Source:
https://scmp.com/business/economy/article/1167456/lets-make-deal
Business

Let's make a deal

Investment banking is emerging from an economic nuclear winter, with high hopes of a revival in M&A activity and equity issuance

JP Morgan leads on fees earned, according to Bloomberg. Photo: Reuters

Investment banking, after five long, hard years of negative or anaemic growth, job cuts, pay cuts and public lashings, is on the verge of a comeback. Really, it is - if the data can be believed.

All the economic statistics show that the markets are ripe for a rebound in mergers and acquisitions and equity issuance this year, dealmakers say.

Yet Bank of America's top investment banker is guarded in his forecast, and he isn't alone.

"I hesitate to be the one that says 2013 will be the year, because invariably it may not," says Christian Meissner, the bank's head of global corporate and investment banking.

"But I think that we're pretty close to it changing."

The past five years have not been kind to investment bankers. M&A deal volume fell off a cliff after peaking at US$4.1 trillion in 2007, according to data compiled by Bloomberg.

Last year, it dropped 8.7 per cent to US$2.2 trillion after an early resurgence fizzled along with projected growth rates in emerging economies.

As 2012 proceeded, there was reason for hope. The Greek and Italian bond markets did not melt down like they did in 2010 and 2011. The US did not almost default on its debt. Yet corporate chieftains continued to hoard their cash.

"Boards weren't ready to do a lot of bold strategic deals last year," says Michael Cavanagh, co-chief executive of JP Morgan Chase's corporate and investment bank.

JP Morgan was No1 in the Bloomberg 20, Bloomberg Markets' ninth annual ranking of the best-paid investment banks measured by the fees they earn. The largest US lender took in US$3.97 billion in fees last year, a 24.8 per cent increase over 2011.

JP Morgan has topped the ranking in four of the past five years, and last year it was the top investment bank in debt and equity fees as well as overall. Goldman Sachs ranked No2, after scoring the No1 spot for 2011. Goldman led for M&A fees, as it has every year since the Bloomberg 20 began.
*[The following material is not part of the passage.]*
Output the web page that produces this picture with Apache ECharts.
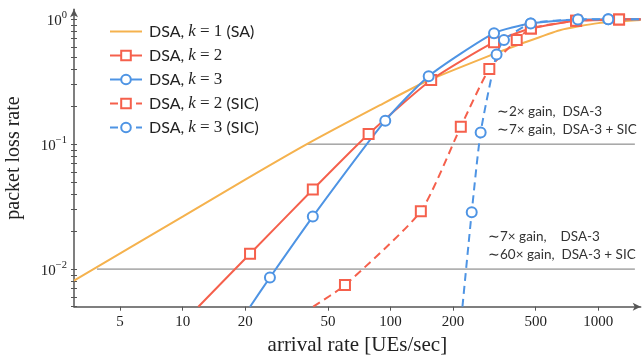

While fees for M&A and equity issuance fell for 2012, total fees rose 3.7 per cent, to US$50.9 billion, driven higher by a surge in the refinancing of corporate debt.

A single soured 2012 deal put a chill in the market. Morgan Stanley managed the initial public offering of Facebook in May - and faced withering criticism when the Nasdaq listing was marred by technical difficulties and the stock, by September, had fallen more than 50 per cent below its US$38 opening price.
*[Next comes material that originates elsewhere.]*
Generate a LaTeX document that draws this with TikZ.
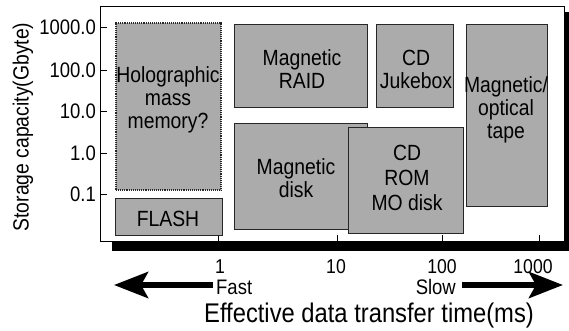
\documentclass[tikz,border=0pt]{standalone}
\usepackage{fontspec}
\setmainfont{Liberation Sans}[FakeStretch=0.88]
\usetikzlibrary{arrows.meta}
\definecolor{halftone}{gray}{0.67}
\tikzset{
  box/.style={draw=black!85, line width=0.9pt, fill=halftone, inner sep=0pt},
  dotbox/.style={box, densely dotted, line width=1.1pt},
  boxtext/.style={align=center, inner sep=0pt, font=\fontsize{22}{23}\selectfont},
  ylab/.style={anchor=east, inner sep=0pt, font=\fontsize{21}{22}\selectfont},
  xlab/.style={anchor=base, inner sep=0pt, font=\fontsize{20}{22}\selectfont},
  speed/.style={inner sep=0pt, font=\fontsize{21}{22}\selectfont},
  bigarrow/.style={line width=6pt, -{Stealth[length=34pt,width=26pt,inset=7pt]}},
}
\begin{document}
\begin{tikzpicture}[x=1pt,y=-1pt]
\useasboundingbox (0,0) rectangle (569,330);
% frame with shadow
\fill[black] (112,12) rectangle (569,251);
\draw[fill=white, line width=0.9pt] (100,6) rectangle (564,241);
% y ticks
\foreach \yy/\t/\n in {27/1000.0/ya,70/100.0/yb,111/10.0/yc,153/1.0/yd,194/0.1/ye}{
  \draw[line width=0.9pt] (100,\yy) -- (107,\yy);
  \node[ylab] (\n) at (96,\yy) {\t};
}
% x ticks
\foreach \xx/\t/\n/\lx in {218/1/xa/220,337/10/xb/336,442/100/xc/442,539/1000/xd/533}{
  \draw[line width=0.9pt] (\xx,241) -- (\xx,235);
  \node[xlab] (\n) at (\lx,273) {\t};
}
% boxes
\node[dotbox, minimum width=105pt, minimum height=167pt] (holo) at (168.5,106.5) {};
\node[box, minimum width=107pt, minimum height=37pt] (flash) at (168.5,216.5) {};
\node[box, minimum width=133pt, minimum height=83pt] (raid) at (300.5,65.5) {};
\node[box, minimum width=77pt, minimum height=83pt] (juke) at (414.5,65.5) {};
\node[box, minimum width=81pt, minimum height=182pt] (tape) at (506.5,115) {};
\node[box, minimum width=133pt, minimum height=106pt] (disk) at (300.5,176) {};
\node[box, minimum width=115pt, minimum height=106pt] (cdrom) at (405.5,180) {};
% box texts
\node[boxtext] (holot) at (168,100) {Holographic\\mass\\memory?};
\node[boxtext] (flasht) at (168,219) {FLASH};
\node[boxtext] (raidt) at (302,69) {Magnetic\\RAID};
\node[boxtext] (juket) at (416,69) {CD\\Jukebox};
\node[boxtext] (tapet) at (506,110) {Magnetic/\\optical\\tape};
\node[boxtext] (diskt) at (296,178.5) {Magnetic\\disk};
\node[boxtext, font=\fontsize{22}{25}\selectfont] (cdromt) at (407,178) {CD\\ROM\\MO disk};
% axis titles
\node[rotate=90, inner sep=0pt, font=\fontsize{22}{23}\selectfont] (ytitle) at (23,127) {Storage capacity(Gbyte)};
\node[anchor=base, inner sep=0pt, font=\fontsize{27}{29}\selectfont] (xtitle) at (369,322) {Effective data transfer time(ms)};
% fast / slow
\node[speed, anchor=base west] (fast) at (216,294) {Fast};
\node[speed, anchor=base east] (slow) at (456,294) {Slow};
\coordinate (fasttip) at (114,285);
\coordinate (slowtip) at (563,285);
\draw[bigarrow] (fast.west |- fasttip) ++(-3,0) -- (fasttip);
\draw[bigarrow] (slow.east |- slowtip) ++(6,0) -- (slowtip);
\end{tikzpicture}
\end{document}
Facebook shares have since rebounded to US$27.25 as of Thursday. Even as the Dow Jones Industrial Average topped 14,000 for the first time since 2007 on February 1, corporate executives remained skittish. Chief executives are choosing to conserve their cash as a result, bankers say.

"Much of M&A and capital markets activity is based on psychology," says Mark Eichorn, who was appointed global co-head of investment banking at Morgan Stanley in November.
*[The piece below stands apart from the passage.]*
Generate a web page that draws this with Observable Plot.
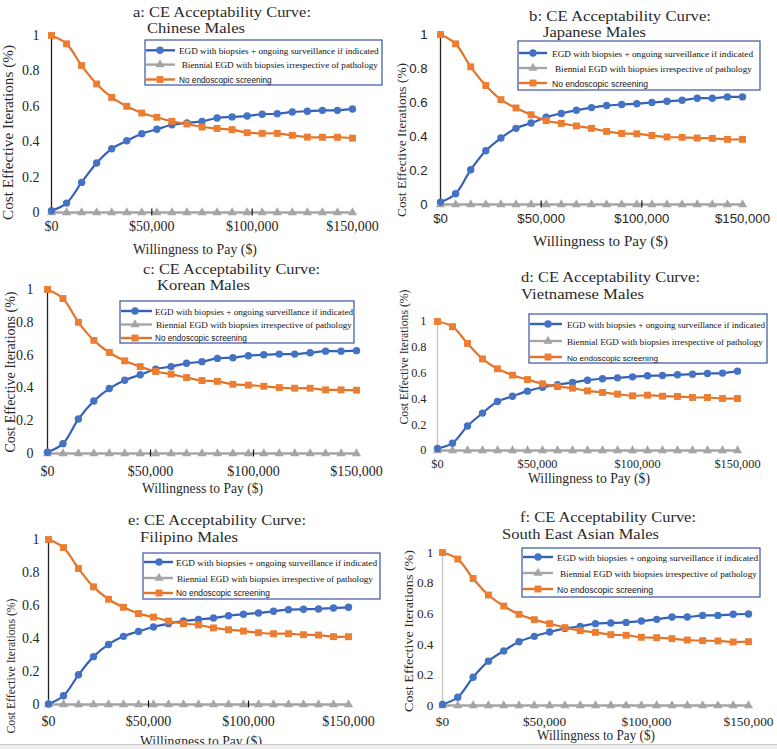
<!DOCTYPE html>
<html><head><meta charset="utf-8">
<script src="https://cdn.jsdelivr.net/npm/d3@7"></script>
<script src="https://cdn.jsdelivr.net/npm/@observablehq/plot@0.6"></script>
<style>
html,body{margin:0;padding:0;background:#fff;}
#root{position:relative;width:777px;height:749px;overflow:hidden;background:#fff;}
.panel{position:absolute;}
#overlay{position:absolute;left:0;top:0;}
</style></head><body><div id="root"></div>
<script>
// ---------- DATA ----------
const wtp = [0,7500,15000,22500,30000,37500,45000,52500,60000,67500,75000,82500,90000,97500,105000,112500,120000,127500,135000,142500,150000];
const seriesNames = [
  "EGD with biopsies + ongoing surveillance if indicated",
  "Biennial EGD with biopsies irrespective of pathology",
  "No endoscopic screening"
];
const panelTitles = ["a: CE Acceptability Curve:","b: CE Acceptability Curve:","c: CE Acceptability Curve:","d: CE Acceptability Curve:","e: CE Acceptability Curve:","f: CE Acceptability Curve:"];
const panelSubtitles = ["Chinese Males","Japanese Males","Korean Males","Vietnamese Males","Filipino Males","South East Asian Males"];
const xTitle = "Willingness to Pay ($)";
const yTitle = "Cost Effective Iterations (%)";
const xTicks = [0,50000,100000,150000];
const xTickLabels = ["$0","$50,000","$100,000","$150,000"];
const xMinorTicks = [50000,100000];
const yTicks = [0,0.2,0.4,0.6,0.8,1];
const yTickLabels = ["0","0.2","0.4","0.6","0.8","1"];

const biennial = [0,0,0,0,0,0,0,0,0,0,0,0,0,0,0,0,0,0,0,0,0];

const egdA  = [0.01,0.053,0.17,0.28,0.36,0.405,0.445,0.47,0.496,0.506,0.515,0.534,0.54,0.545,0.555,0.558,0.568,0.572,0.577,0.577,0.585];
const noneA = [1.0,0.953,0.83,0.726,0.65,0.6,0.562,0.538,0.515,0.5,0.483,0.475,0.468,0.451,0.447,0.447,0.436,0.426,0.425,0.425,0.42];
const egdB  = [0.014,0.063,0.204,0.316,0.391,0.448,0.479,0.513,0.536,0.554,0.57,0.582,0.588,0.593,0.6,0.607,0.613,0.625,0.625,0.633,0.633];
const noneB = [1.0,0.945,0.81,0.7,0.617,0.568,0.528,0.493,0.477,0.462,0.448,0.43,0.418,0.416,0.406,0.397,0.395,0.391,0.389,0.383,0.383];
const egdC  = [0.008,0.06,0.21,0.32,0.396,0.447,0.48,0.514,0.53,0.55,0.56,0.58,0.584,0.596,0.602,0.606,0.606,0.614,0.624,0.624,0.627];
const noneC = [1.0,0.945,0.8,0.69,0.616,0.565,0.53,0.5,0.484,0.463,0.445,0.44,0.422,0.417,0.41,0.402,0.398,0.398,0.388,0.388,0.386];
const egdD  = [0.015,0.057,0.19,0.29,0.38,0.42,0.46,0.49,0.51,0.527,0.545,0.556,0.563,0.571,0.579,0.581,0.587,0.592,0.597,0.6,0.615];
const noneD = [1.0,0.96,0.83,0.71,0.633,0.584,0.55,0.517,0.496,0.483,0.462,0.45,0.437,0.424,0.429,0.421,0.419,0.411,0.411,0.403,0.403];
const egdE  = [0.003,0.053,0.18,0.29,0.364,0.413,0.443,0.47,0.49,0.506,0.516,0.524,0.538,0.547,0.555,0.565,0.575,0.577,0.579,0.585,0.589];
const noneE = [1.0,0.951,0.824,0.713,0.638,0.589,0.551,0.53,0.506,0.49,0.482,0.464,0.453,0.445,0.435,0.429,0.429,0.423,0.421,0.411,0.411];
const egdF  = [0.007,0.054,0.185,0.29,0.357,0.417,0.452,0.48,0.504,0.517,0.535,0.539,0.543,0.552,0.563,0.578,0.578,0.589,0.589,0.596,0.598];
const noneF = [1.0,0.957,0.83,0.722,0.65,0.596,0.561,0.535,0.509,0.489,0.478,0.463,0.459,0.446,0.443,0.437,0.428,0.424,0.422,0.415,0.417];

const egdSeries  = [egdA, egdB, egdC, egdD, egdE, egdF];
const noneSeries = [noneA, noneB, noneC, noneD, noneE, noneF];

// ---------- STYLE / LAYOUT ----------
const BLUE = "#4472C4", BLUE_LINE = "#3560B5";
const ORANGE = "#ED7D31", ORANGE_LINE = "#E2742A";
const GRAY = "#A5A5A5";
const SERIF = "'Liberation Serif','Times New Roman',serif";
const SANS = "'Liberation Sans',Arial,sans-serif";

const layout = [
  {x0:51, x1:352, yt:35, yb:212, tickFont:SERIF, tickSize:14, xPad:9, yPad:12, axisColor:"#222", minor:true,
   t1:[133,16.7,178], t2:[147,33.3,98], xt:[133,253.5,124,14], yl:[13,132.5,175,14.5],
   lg:{box:[145,40,237,45], rows:[50.3,64.6,79.5], s:[146,175], m:160, t:[179,181.7,179], e:[379,378,271.7], fs:10}},
  {x0:440, x1:742, yt:34, yb:204, tickFont:SANS, tickSize:13.2, xPad:9, yPad:13, axisColor:"#222", minor:true,
   t1:[529,20.7,182], t2:[543,36.7,103], xt:[533,245.5,135,14.5], yl:[406,140,154,13],
   lg:{box:[518,41,242,49], rows:[53,68,83], s:[519,547], m:533, t:[552,555,552], e:[753,752,648], fs:11}},
  {x0:47, x1:356, yt:289, yb:453, tickFont:SERIF, tickSize:14, xPad:13, yPad:14, axisColor:"#222", minor:true,
   t1:[143,274,177], t2:[157,290,93], xt:[142,493,121,14], yl:[15,372,161,14],
   lg:{box:[120,301,234,42], rows:[311,324.5,338], s:[121,152], m:135, t:[155,156,155], e:[353,352,247], fs:10}},
  {x0:437, x1:737, yt:321, yb:450, tickFont:SERIF, tickSize:12.3, xPad:9, yPad:11, axisColor:"#c4c4c4", minor:false,
   t1:[521,282.3,179], t2:[521,299,123], xt:[528,483,122,14], yl:[408,357,135,12.5],
   lg:{box:[529,314,238,49], rows:[324,341,357], s:[530,562], m:548, t:[567,567,567], e:[765,763,658], fs:11}},
  {x0:48, x1:348, yt:539, yb:704, tickFont:SERIF, tickSize:14, xPad:12, yPad:9, axisColor:"#222", minor:true,
   t1:[128,525,178], t2:[140,541.7,98], xt:[140,745.5,122,14], yl:[15,666,135,12.5],
   lg:{box:[143,553,237,46], rows:[562,578,593], s:[144,173], m:159, t:[176,177,176], e:[377,373,270], fs:10}},
  {x0:442, x1:748, yt:552, yb:705, tickFont:SERIF, tickSize:13.3, xPad:11, yPad:9, axisColor:"#c4c4c4", minor:false,
   t1:[520,522.3,176], t2:[502,539,157], xt:[537,740,118,14], yl:[413,631,162,13.5],
   lg:{box:[522,548,238,49], rows:[557,573,589], s:[523,553], m:538, t:[557,560,557], e:[758,757,653], fs:11}}
];

const root = document.getElementById("root");
const fmtX = d => xTickLabels[xTicks.indexOf(d)];
const fmtY = d => yTickLabels[yTicks.indexOf(d)];

layout.forEach((L, i) => {
  const ml = 48, mr = 34, mt = 10, mb = 30;
  const W = (L.x1 - L.x0) + ml + mr;
  const H = (L.yb - L.yt) + mt + mb;
  const rows = wtp.map((x, j) => ({x, egd: egdSeries[i][j], bi: biennial[j], none: noneSeries[i][j]}));
  const marks = [
    Plot.axisX({ticks: xTicks, tickFormat: fmtX, tickSize: 0, tickPadding: L.xPad, label: null, fill: "#262626"}),
    Plot.axisY({ticks: yTicks, tickFormat: fmtY, tickSize: 0, tickPadding: L.yPad, label: null, fill: "#262626"}),
    Plot.ruleX([0], {stroke: L.axisColor, strokeWidth: 1.3}),
    Plot.line(rows, {x: "x", y: "bi", stroke: GRAY, strokeWidth: 2.6}),
  ];
  if (L.minor) marks.push(Plot.axisX({ticks: xMinorTicks, tickSize: 7, dy: -3.5, tickFormat: () => "", label: null, stroke: "#111", strokeWidth: 1.2}));
  marks.push(
    Plot.line(rows, {x: "x", y: "egd", stroke: BLUE_LINE, strokeWidth: 2.2, curve: "catmull-rom"}),
    Plot.line(rows, {x: "x", y: "none", stroke: ORANGE_LINE, strokeWidth: 2.2, curve: "catmull-rom"}),
    Plot.dot(rows, {x: "x", y: "bi", symbol: "triangle", r: 3.4, fill: GRAY}),
    Plot.dot(rows, {x: "x", y: "egd", symbol: "circle", r: 3.7, fill: BLUE}),
    Plot.dot(rows, {x: "x", y: "none", symbol: "square", r: 3.9, fill: ORANGE})
  );
  const chart = Plot.plot({
    width: W, height: H,
    marginLeft: ml, marginRight: mr, marginTop: mt, marginBottom: mb,
    x: {domain: [0, 150000]},
    y: {domain: [0, 1]},
    style: {fontFamily: L.tickFont, fontSize: L.tickSize + "px", background: "transparent", overflow: "visible", color: "#262626"},
    marks
  });
  const div = document.createElement("div");
  div.className = "panel";
  div.style.left = (L.x0 - ml) + "px";
  div.style.top = (L.yt - mt) + "px";
  div.style.width = W + "px";
  div.style.height = H + "px";
  div.appendChild(chart);
  root.appendChild(div);
});

// ---------- OVERLAY: titles, axis titles, legends ----------
const svg = d3.create("svg").attr("id", "overlay").attr("width", 777).attr("height", 749);
root.appendChild(svg.node());

// fit a text to a target width by adjusting its font size (no glyph distortion)
function fitText(sel, target, fs) {
  const n = sel.node().getComputedTextLength();
  if (n > 0) sel.attr("font-size", (fs * target / n).toFixed(2));
}

layout.forEach((L, i) => {
  const g = svg.append("g");
  g.append("text").attr("x", L.t1[0]).attr("y", L.t1[1]).attr("textLength", L.t1[2]).attr("lengthAdjust", "spacingAndGlyphs")
    .attr("font-family", SERIF).attr("font-size", 15.2).attr("fill", "#2a2a2a").text(panelTitles[i]);
  g.append("text").attr("x", L.t2[0]).attr("y", L.t2[1]).attr("textLength", L.t2[2]).attr("lengthAdjust", "spacingAndGlyphs")
    .attr("font-family", SERIF).attr("font-size", 15.2).attr("fill", "#2a2a2a").text(panelSubtitles[i]);
  g.append("text").attr("x", L.xt[0]).attr("y", L.xt[1]).attr("textLength", L.xt[2]).attr("lengthAdjust", "spacingAndGlyphs")
    .attr("font-family", SERIF).attr("font-size", L.xt[3]).attr("fill", "#2a2a2a").text(xTitle);
  g.append("text").attr("transform", `translate(${L.yl[0]},${L.yl[1]}) rotate(-90)`).attr("text-anchor", "middle")
    .attr("textLength", L.yl[2]).attr("lengthAdjust", "spacingAndGlyphs")
    .attr("font-family", SERIF).attr("font-size", L.yl[3]).attr("fill", "#2a2a2a").text(yTitle);

  // legend
  const lg = L.lg;
  g.append("rect").attr("x", lg.box[0]).attr("y", lg.box[1]).attr("width", lg.box[2]).attr("height", lg.box[3])
    .attr("fill", "#fff").attr("stroke", "#3A54A0").attr("stroke-width", 1.2);
  const lineColors = [BLUE_LINE, GRAY, ORANGE_LINE];
  const fillColors = [BLUE, GRAY, ORANGE];
  const symbols = [d3.symbolCircle, d3.symbolTriangle, d3.symbolSquare];
  const sizes = [Math.PI * 3.7 * 3.7, Math.PI * 3.4 * 3.4, Math.PI * 3.9 * 3.9];
  const fonts = [SERIF, SERIF, SANS];
  seriesNames.forEach((name, k) => {
    const y = lg.rows[k];
    g.append("line").attr("x1", lg.s[0]).attr("x2", lg.s[1]).attr("y1", y).attr("y2", y)
      .attr("stroke", lineColors[k]).attr("stroke-width", 2.4);
    g.append("path").attr("d", d3.symbol(symbols[k], sizes[k])()).attr("transform", `translate(${lg.m},${y})`).attr("fill", fillColors[k]);
    const fs = k === 2 ? lg.fs - 0.5 : lg.fs;
    const t = g.append("text").attr("x", lg.t[k]).attr("y", y + fs * 0.36)
      .attr("font-family", fonts[k]).attr("font-size", fs).attr("fill", "#111").text(name);
    fitText(t, lg.e[k] - lg.t[k], fs);
  });
});
// bottom strip of the page
svg.append("rect").attr("x", 0).attr("y", 744.5).attr("width", 777).attr("height", 5).attr("fill", "#eeeeee");
svg.append("line").attr("x1", 0).attr("x2", 777).attr("y1", 744.5).attr("y2", 744.5).attr("stroke", "#c8c8c8").attr("stroke-width", 1);
</script>
</body></html>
Corporations around the globe were sitting on a record US$1.5 trillion in cash as of September 30, according to data compiled by JP Morgan Chase, even though bankers say their balance sheets have never been stronger.

The Federal Reserve has held benchmark interest rates near zero for more than four years and injected trillions of dollars into the US economy. Markets are liquid and stable, and investors are desperate for higher-yielding assets.

"If you look at the statistics, in terms of the drivers of M&A activities, you'd think that this would be the busiest M&A market, but it isn't," Meissner says. "Many CEOs are comfortable waiting until some of the systemic risk recedes."

Bank of America Merrill Lynch fell one spot to No5 in the Bloomberg 20 list with US$3.16 billion in fees last year.

Warren Buffett and Michael Dell aren't waiting.

Dell and private-equity firm Silver Lake Management agreed early last month to take Dell private for US$24.4 billion in the biggest leveraged buyout since 2007. Then a week later, Buffett announced he would partner with Brazilian billionaire Jorge Paulo Lemann to buy HJ Heinz in a US$23 billion deal.

Other big February transactions included the US$11 billion merger of bankrupt AMR Corp, parent of carrier American Airlines, with US Airways, and Liberty Global's plan to buy British cable operator Virgin Media for US$23.3 billion. That would be the biggest media company deal since a US$17.4 billion merger created Thomson Reuters in 2007.

That brought total announced deals as of February 15 to US$288.2 billion, compared with US$246.6 billion for the same period in 2012.

"Make no mistake, we are seeing movement," Cavanagh says. "As we speak to company directors, it is clear that much of last year's uncertainty is gone for the moment."